Posted December. 01, 2002 22:59,   

한국어

Another document presented by the Grand National Party (GNP) to back up its allegation of the nation’s top intelligence agency’s engagement in illegal bugging activities contains a lot of behind-the-scenes deals between well-placed government officials and pro-government party members. Though such wiretapping activities themselves are illegal, the more serious problem is what the transcripts show. Those involved in tit-for-tat deals related to personnel affairs and interference in investigations should be call to account.

Take the conversation between Park Ji-won, then presidential special advisor, and Lee Jae-shin, a senior presidential secretary. According to the document, Park conveyed President Kim’s opinion that Lee Su-dong should be indicted and under investigation without physical detention. In response, Lee Jae-shin said that he was trying to contact the independent prosecutor, Cha Jeong-il. If the document proves true, it is proof that at the request of the President, the office of the president tried to be involved in the independent prosecutor’s investigation. In some telephone conversations, lawmakers of the pro-government Millennium Democratic Party (MDP) asked presidential secretaries and ministers to help their acquaintances get a job in high places in state-owned corporations. If those telephone calls prove true, it could explain why there was a lot of noise about personnel affairs in such government-owned companies.

Those who got phone calls in the document admitted the conversations, but only MDP members and government officials, who were the callers according to the document denied the calls. It is not so difficult to prove which side is right. Whether it is a cellular phone or a fixed-line phone, the phone calls are recorded on a computer, with the number of those who got the calls and the time. Though they could deny the content of the conversation, they couldn’t say that they didn’t call at all.

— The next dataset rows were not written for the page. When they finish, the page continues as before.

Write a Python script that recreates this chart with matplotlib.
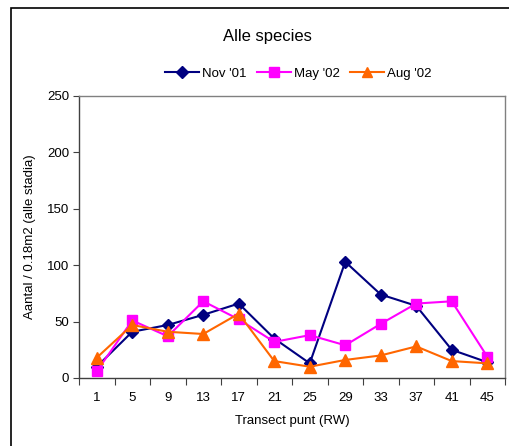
import matplotlib
matplotlib.use("Agg")
import matplotlib.pyplot as plt
from matplotlib.patches import Rectangle

plt.rcParams['font.family'] = ['Liberation Sans', 'DejaVu Sans']

# Transect points (category axis)
punten = ["1", "5", "9", "13", "17", "21", "25", "29", "33", "37", "41", "45"]

# Counts per 0.18 m2 per sampling campaign
nov_01 = [10, 41, 47, 56, 66, 35, 13, 103, 74, 64, 25, 14]
may_02 = [6, 51, 37, 68, 52, 32, 38, 29, 48, 66, 68, 19]
aug_02 = [18, 47, 41, 39, 57, 15, 10, 16, 20, 28, 15, 13]

yticks = [0, 50, 100, 150, 200, 250]

W, H = 509, 446
fig = plt.figure(figsize=(W / 100, H / 100), dpi=100)

# Outer chart frame
fig.patches.append(Rectangle((11 / W, -0.1), 1.2, 1 - 8 / H + 0.1,
                             transform=fig.transFigure, fill=False,
                             edgecolor="black", linewidth=1.2))

ax = fig.add_axes([79 / W, 1 - 378 / H, (505 - 79) / W, (378 - 96) / H])

x = list(range(len(punten)))
ax.plot(x, nov_01, color="#000080", marker="D", markersize=6.5,
        linewidth=1.5, label="Nov '01")
ax.plot(x, may_02, color="#FF00FF", marker="s", markersize=7.5,
        linewidth=1.5, label="May '02")
ax.plot(x, aug_02, color="#FF6600", marker="^", markersize=8,
        linewidth=1.5, label="Aug '02")

ax.set_xlim(-0.5, len(punten) - 0.5)
ax.set_ylim(0, 250)
ax.set_yticks(yticks)
ax.set_yticklabels([str(v) for v in yticks], fontsize=9.5)

# Category labels at centres, tick marks at category boundaries
ax.set_xticks(x)
ax.set_xticklabels(punten, fontsize=9.5)
ax.tick_params(axis="x", length=0, pad=10)
ax.set_xticks([i - 0.5 for i in range(len(punten) + 1)], minor=True)
ax.tick_params(axis="x", which="minor", length=5, width=0.8, color="#404040")
ax.tick_params(axis="y", length=4, width=0.8, color="#404040", pad=3)

for side in ("top", "right"):
    ax.spines[side].set_color("#808080")
    ax.spines[side].set_linewidth(1.0)
for side in ("left", "bottom"):
    ax.spines[side].set_color("#404040")
    ax.spines[side].set_linewidth(1.0)

ax.set_xlabel("Transect punt (RW)", fontsize=9.5, labelpad=8)
ax.set_ylabel("Aantal / 0.18m2 (alle stadia)", fontsize=9.5, labelpad=8)

fig.text(267 / W, 1 - 36 / H, "Alle species", fontsize=12,
         ha="center", va="center")

fig.legend(loc="center", bbox_to_anchor=(298 / W, 1 - 74 / H), ncol=3,
           frameon=False, fontsize=9.5, handlelength=2.6, handletextpad=0.2,
           columnspacing=0.8, borderaxespad=0, markerscale=0.9)

fig.savefig("out.png", dpi=100)
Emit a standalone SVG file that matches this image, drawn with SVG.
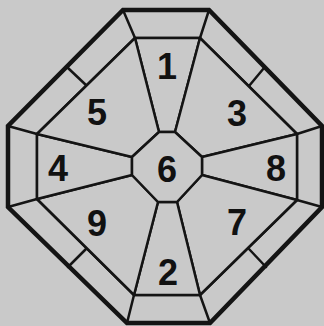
<svg xmlns="http://www.w3.org/2000/svg" width="324" height="326" viewBox="0 0 324 326">
<style>
.bg{fill:#c9c9c9}
.reg{fill:#c9c9c9;stroke:#141414;stroke-width:2.5;stroke-linejoin:round}
.outer{fill:#c9c9c9;stroke:#141414;stroke-width:4.5;stroke-linejoin:miter}
.ln{stroke:#141414;stroke-width:2.5;fill:none;stroke-linecap:round}
.lbl{font-family:"Liberation Sans",Arial,sans-serif;font-weight:bold;font-size:36px;fill:#111;text-anchor:middle}
</style>
<rect class="bg" x="0" y="0" width="324" height="326"/>
<g id="ring">
<polygon class="outer" points="123,10 209,10 322,126 322,207 210,323 127,323 8,207 8,126"/>
<polygon class="reg" points="135,38 200,38 297,134 297,200 200,295 134,295 37,199 37,134"/>
<g class="ln">
<line x1="123" y1="10" x2="135" y2="38"/>
<line x1="209" y1="10" x2="200" y2="38"/>
<line x1="322" y1="126" x2="297" y2="134"/>
<line x1="322" y1="207" x2="297" y2="200"/>
<line x1="210" y1="323" x2="200" y2="295"/>
<line x1="127" y1="323" x2="134" y2="295"/>
<line x1="8" y1="207" x2="37" y2="199"/>
<line x1="8" y1="126" x2="37" y2="134"/>
<line x1="68" y1="68" x2="87" y2="86"/>
<line x1="264" y1="68" x2="249" y2="86"/>
<line x1="68" y1="267" x2="86" y2="249"/>
<line x1="249" y1="249" x2="266" y2="267"/>
</g>
</g>
<g id="n1"><polygon class="reg" points="135,38 200,38 175,132 159,132"/><text class="lbl" x="167" y="79">1</text></g>
<g id="n3"><polygon class="reg" points="200,38 297,134 202,157 175,132"/><text class="lbl" x="237" y="126">3</text></g>
<g id="n8"><polygon class="reg" points="297,134 297,200 202,175 202,157"/><text class="lbl" x="276" y="181">8</text></g>
<g id="n7"><polygon class="reg" points="297,200 200,295 177,202 202,175"/><text class="lbl" x="237" y="235">7</text></g>
<g id="n2"><polygon class="reg" points="200,295 134,295 158,202 177,202"/><text class="lbl" x="168" y="285">2</text></g>
<g id="n9"><polygon class="reg" points="134,295 37,199 132,175 158,202"/><text class="lbl" x="97" y="236">9</text></g>
<g id="n4"><polygon class="reg" points="37,199 37,134 132,157 132,175"/><text class="lbl" x="58" y="181">4</text></g>
<g id="n5"><polygon class="reg" points="37,134 135,38 159,132 132,157"/><text class="lbl" x="97" y="125">5</text></g>
<g id="n6"><polygon class="reg" points="159,132 175,132 202,157 202,175 177,202 158,202 132,175 132,157"/><text class="lbl" x="167" y="182">6</text></g>
</svg>
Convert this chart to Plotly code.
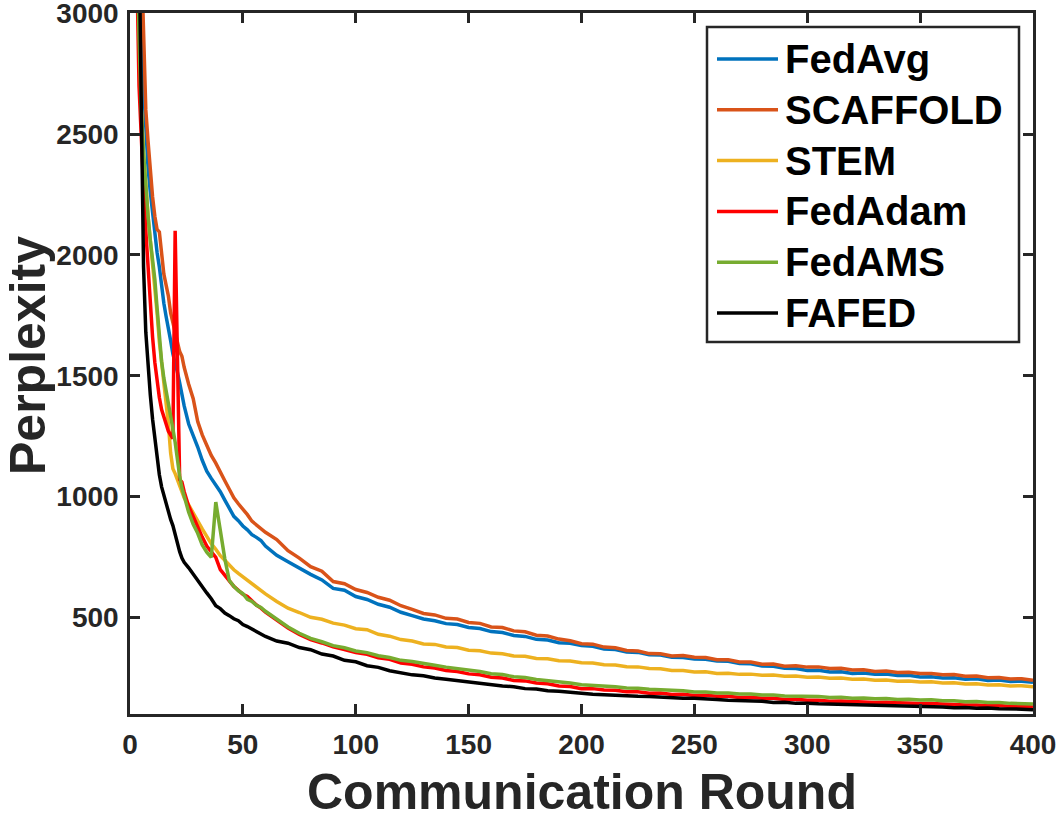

Shin Kuhn, chief of the state intelligence agency is raising a possibility that a private intelligence team conducted the wiretapping activities. If his guess is right, it could be translated into a serious flaw in national security. We cannot but ask how the National Intelligence Service (NIS) let these things happen.

The Prosecution should not reduce this incident to simple libel and slander cases. It should free the public from the fear of wiretapping by getting to the bottom of the incident, which smacks of political maneuvering.